=== TASK PROMPT ===
Output every line exactly as written. Leave out pictures.

● ● ● ● ●

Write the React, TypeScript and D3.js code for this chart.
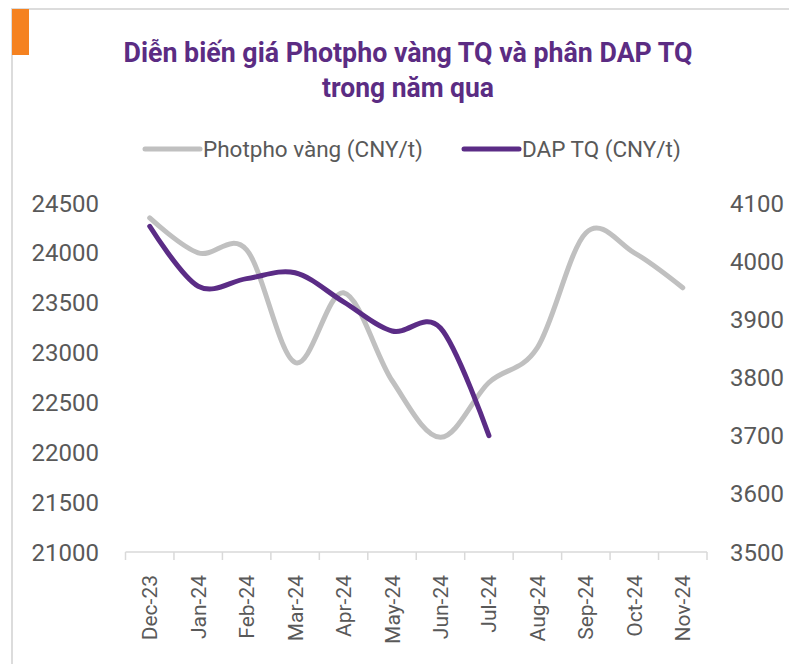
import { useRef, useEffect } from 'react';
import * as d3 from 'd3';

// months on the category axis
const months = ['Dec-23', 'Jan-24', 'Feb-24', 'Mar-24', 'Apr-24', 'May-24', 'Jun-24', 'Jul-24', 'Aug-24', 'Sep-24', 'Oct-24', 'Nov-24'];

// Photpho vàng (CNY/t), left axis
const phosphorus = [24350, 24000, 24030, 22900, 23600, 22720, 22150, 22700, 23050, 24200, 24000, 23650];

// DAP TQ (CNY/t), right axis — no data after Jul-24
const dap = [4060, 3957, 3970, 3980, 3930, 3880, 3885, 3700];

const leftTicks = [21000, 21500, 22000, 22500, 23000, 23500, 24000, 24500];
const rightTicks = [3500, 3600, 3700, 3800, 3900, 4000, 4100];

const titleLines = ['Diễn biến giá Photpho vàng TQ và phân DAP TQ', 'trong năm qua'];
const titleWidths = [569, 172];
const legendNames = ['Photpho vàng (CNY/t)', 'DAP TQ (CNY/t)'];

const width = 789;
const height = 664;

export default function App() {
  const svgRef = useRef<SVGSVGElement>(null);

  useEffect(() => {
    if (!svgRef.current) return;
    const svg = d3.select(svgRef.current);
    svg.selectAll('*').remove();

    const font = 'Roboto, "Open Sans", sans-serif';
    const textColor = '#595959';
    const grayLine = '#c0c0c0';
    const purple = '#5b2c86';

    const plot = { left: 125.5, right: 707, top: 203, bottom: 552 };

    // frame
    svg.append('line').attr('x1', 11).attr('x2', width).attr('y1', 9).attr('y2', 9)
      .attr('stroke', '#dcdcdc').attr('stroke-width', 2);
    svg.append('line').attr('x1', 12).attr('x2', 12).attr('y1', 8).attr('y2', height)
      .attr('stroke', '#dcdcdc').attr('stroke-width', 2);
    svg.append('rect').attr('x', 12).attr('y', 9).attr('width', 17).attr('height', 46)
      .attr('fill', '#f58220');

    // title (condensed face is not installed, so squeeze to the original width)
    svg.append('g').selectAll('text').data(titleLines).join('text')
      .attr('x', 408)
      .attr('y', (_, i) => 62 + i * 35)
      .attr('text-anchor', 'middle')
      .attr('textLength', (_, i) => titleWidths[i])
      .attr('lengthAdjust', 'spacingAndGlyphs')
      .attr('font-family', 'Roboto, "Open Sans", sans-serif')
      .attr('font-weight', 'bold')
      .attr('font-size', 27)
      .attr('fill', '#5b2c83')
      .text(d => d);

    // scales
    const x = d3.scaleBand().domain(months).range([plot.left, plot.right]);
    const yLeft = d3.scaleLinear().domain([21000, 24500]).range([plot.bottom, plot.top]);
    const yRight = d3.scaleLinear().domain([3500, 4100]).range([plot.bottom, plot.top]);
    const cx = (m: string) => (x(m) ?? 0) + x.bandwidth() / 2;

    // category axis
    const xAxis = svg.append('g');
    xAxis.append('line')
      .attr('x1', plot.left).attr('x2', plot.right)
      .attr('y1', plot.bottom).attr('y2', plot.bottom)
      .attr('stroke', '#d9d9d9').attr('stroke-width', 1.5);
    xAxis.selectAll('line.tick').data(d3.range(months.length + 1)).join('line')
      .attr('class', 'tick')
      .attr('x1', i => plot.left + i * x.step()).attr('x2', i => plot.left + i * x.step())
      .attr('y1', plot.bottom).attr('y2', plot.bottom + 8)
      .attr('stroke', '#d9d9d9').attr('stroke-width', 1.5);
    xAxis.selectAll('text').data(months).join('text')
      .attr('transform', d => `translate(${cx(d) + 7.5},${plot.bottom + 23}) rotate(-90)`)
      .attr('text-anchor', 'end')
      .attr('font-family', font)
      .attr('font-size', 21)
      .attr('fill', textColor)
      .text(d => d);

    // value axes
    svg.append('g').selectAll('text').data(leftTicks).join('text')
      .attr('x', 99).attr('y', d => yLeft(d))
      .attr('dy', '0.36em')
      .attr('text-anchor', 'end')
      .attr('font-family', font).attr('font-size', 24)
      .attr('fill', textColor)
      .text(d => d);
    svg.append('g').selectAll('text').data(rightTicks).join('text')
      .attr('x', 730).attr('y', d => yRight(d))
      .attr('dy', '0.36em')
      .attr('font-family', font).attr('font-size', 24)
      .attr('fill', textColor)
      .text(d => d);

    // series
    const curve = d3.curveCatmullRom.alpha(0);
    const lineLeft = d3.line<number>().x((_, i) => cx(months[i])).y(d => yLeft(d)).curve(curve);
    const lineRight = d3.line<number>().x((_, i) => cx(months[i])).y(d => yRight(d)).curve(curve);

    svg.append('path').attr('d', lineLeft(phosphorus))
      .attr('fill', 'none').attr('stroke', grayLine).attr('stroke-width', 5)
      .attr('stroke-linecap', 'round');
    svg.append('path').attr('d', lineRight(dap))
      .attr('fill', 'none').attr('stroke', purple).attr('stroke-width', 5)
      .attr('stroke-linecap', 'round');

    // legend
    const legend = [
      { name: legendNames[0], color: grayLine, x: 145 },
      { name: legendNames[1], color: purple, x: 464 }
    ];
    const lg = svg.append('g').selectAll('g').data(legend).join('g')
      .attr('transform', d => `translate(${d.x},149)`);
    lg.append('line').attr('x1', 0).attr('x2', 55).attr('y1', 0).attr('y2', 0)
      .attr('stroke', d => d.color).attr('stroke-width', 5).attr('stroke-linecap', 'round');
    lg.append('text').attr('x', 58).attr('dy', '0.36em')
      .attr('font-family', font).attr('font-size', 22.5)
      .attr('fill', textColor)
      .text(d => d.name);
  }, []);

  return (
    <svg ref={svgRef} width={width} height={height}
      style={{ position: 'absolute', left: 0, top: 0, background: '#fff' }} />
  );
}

● ● ● ● ●

=== REPLY TO THE EXERCISE ===
Write the React, TypeScript and D3.js code for this chart.
import { useRef, useEffect } from 'react';
import * as d3 from 'd3';

// months on the category axis
const months = ['Dec-23', 'Jan-24', 'Feb-24', 'Mar-24', 'Apr-24', 'May-24', 'Jun-24', 'Jul-24', 'Aug-24', 'Sep-24', 'Oct-24', 'Nov-24'];

// Photpho vàng (CNY/t), left axis
const phosphorus = [24350, 24000, 24030, 22900, 23600, 22720, 22150, 22700, 23050, 24200, 24000, 23650];

// DAP TQ (CNY/t), right axis — no data after Jul-24
const dap = [4060, 3957, 3970, 3980, 3930, 3880, 3885, 3700];

const leftTicks = [21000, 21500, 22000, 22500, 23000, 23500, 24000, 24500];
const rightTicks = [3500, 3600, 3700, 3800, 3900, 4000, 4100];

const titleLines = ['Diễn biến giá Photpho vàng TQ và phân DAP TQ', 'trong năm qua'];
const titleWidths = [569, 172];
const legendNames = ['Photpho vàng (CNY/t)', 'DAP TQ (CNY/t)'];

const width = 789;
const height = 664;

export default function App() {
  const svgRef = useRef<SVGSVGElement>(null);

  useEffect(() => {
    if (!svgRef.current) return;
    const svg = d3.select(svgRef.current);
    svg.selectAll('*').remove();

    const font = 'Roboto, "Open Sans", sans-serif';
    const textColor = '#595959';
    const grayLine = '#c0c0c0';
    const purple = '#5b2c86';

    const plot = { left: 125.5, right: 707, top: 203, bottom: 552 };

    // frame
    svg.append('line').attr('x1', 11).attr('x2', width).attr('y1', 9).attr('y2', 9)
      .attr('stroke', '#dcdcdc').attr('stroke-width', 2);
    svg.append('line').attr('x1', 12).attr('x2', 12).attr('y1', 8).attr('y2', height)
      .attr('stroke', '#dcdcdc').attr('stroke-width', 2);
    svg.append('rect').attr('x', 12).attr('y', 9).attr('width', 17).attr('height', 46)
      .attr('fill', '#f58220');

    // title (condensed face is not installed, so squeeze to the original width)
    svg.append('g').selectAll('text').data(titleLines).join('text')
      .attr('x', 408)
      .attr('y', (_, i) => 62 + i * 35)
      .attr('text-anchor', 'middle')
      .attr('textLength', (_, i) => titleWidths[i])
      .attr('lengthAdjust', 'spacingAndGlyphs')
      .attr('font-family', 'Roboto, "Open Sans", sans-serif')
      .attr('font-weight', 'bold')
      .attr('font-size', 27)
      .attr('fill', '#5b2c83')
      .text(d => d);

    // scales
    const x = d3.scaleBand().domain(months).range([plot.left, plot.right]);
    const yLeft = d3.scaleLinear().domain([21000, 24500]).range([plot.bottom, plot.top]);
    const yRight = d3.scaleLinear().domain([3500, 4100]).range([plot.bottom, plot.top]);
    const cx = (m: string) => (x(m) ?? 0) + x.bandwidth() / 2;

    // category axis
    const xAxis = svg.append('g');
    xAxis.append('line')
      .attr('x1', plot.left).attr('x2', plot.right)
      .attr('y1', plot.bottom).attr('y2', plot.bottom)
      .attr('stroke', '#d9d9d9').attr('stroke-width', 1.5);
    xAxis.selectAll('line.tick').data(d3.range(months.length + 1)).join('line')
      .attr('class', 'tick')
      .attr('x1', i => plot.left + i * x.step()).attr('x2', i => plot.left + i * x.step())
      .attr('y1', plot.bottom).attr('y2', plot.bottom + 8)
      .attr('stroke', '#d9d9d9').attr('stroke-width', 1.5);
    xAxis.selectAll('text').data(months).join('text')
      .attr('transform', d => `translate(${cx(d) + 7.5},${plot.bottom + 23}) rotate(-90)`)
      .attr('text-anchor', 'end')
      .attr('font-family', font)
      .attr('font-size', 21)
      .attr('fill', textColor)
      .text(d => d);

    // value axes
    svg.append('g').selectAll('text').data(leftTicks).join('text')
      .attr('x', 99).attr('y', d => yLeft(d))
      .attr('dy', '0.36em')
      .attr('text-anchor', 'end')
      .attr('font-family', font).attr('font-size', 24)
      .attr('fill', textColor)
      .text(d => d);
    svg.append('g').selectAll('text').data(rightTicks).join('text')
      .attr('x', 730).attr('y', d => yRight(d))
      .attr('dy', '0.36em')
      .attr('font-family', font).attr('font-size', 24)
      .attr('fill', textColor)
      .text(d => d);

    // series
    const curve = d3.curveCatmullRom.alpha(0);
    const lineLeft = d3.line<number>().x((_, i) => cx(months[i])).y(d => yLeft(d)).curve(curve);
    const lineRight = d3.line<number>().x((_, i) => cx(months[i])).y(d => yRight(d)).curve(curve);

    svg.append('path').attr('d', lineLeft(phosphorus))
      .attr('fill', 'none').attr('stroke', grayLine).attr('stroke-width', 5)
      .attr('stroke-linecap', 'round');
    svg.append('path').attr('d', lineRight(dap))
      .attr('fill', 'none').attr('stroke', purple).attr('stroke-width', 5)
      .attr('stroke-linecap', 'round');

    // legend
    const legend = [
      { name: legendNames[0], color: grayLine, x: 145 },
      { name: legendNames[1], color: purple, x: 464 }
    ];
    const lg = svg.append('g').selectAll('g').data(legend).join('g')
      .attr('transform', d => `translate(${d.x},149)`);
    lg.append('line').attr('x1', 0).attr('x2', 55).attr('y1', 0).attr('y2', 0)
      .attr('stroke', d => d.color).attr('stroke-width', 5).attr('stroke-linecap', 'round');
    lg.append('text').attr('x', 58).attr('dy', '0.36em')
      .attr('font-family', font).attr('font-size', 22.5)
      .attr('fill', textColor)
      .text(d => d.name);
  }, []);

  return (
    <svg ref={svgRef} width={width} height={height}
      style={{ position: 'absolute', left: 0, top: 0, background: '#fff' }} />
  );
}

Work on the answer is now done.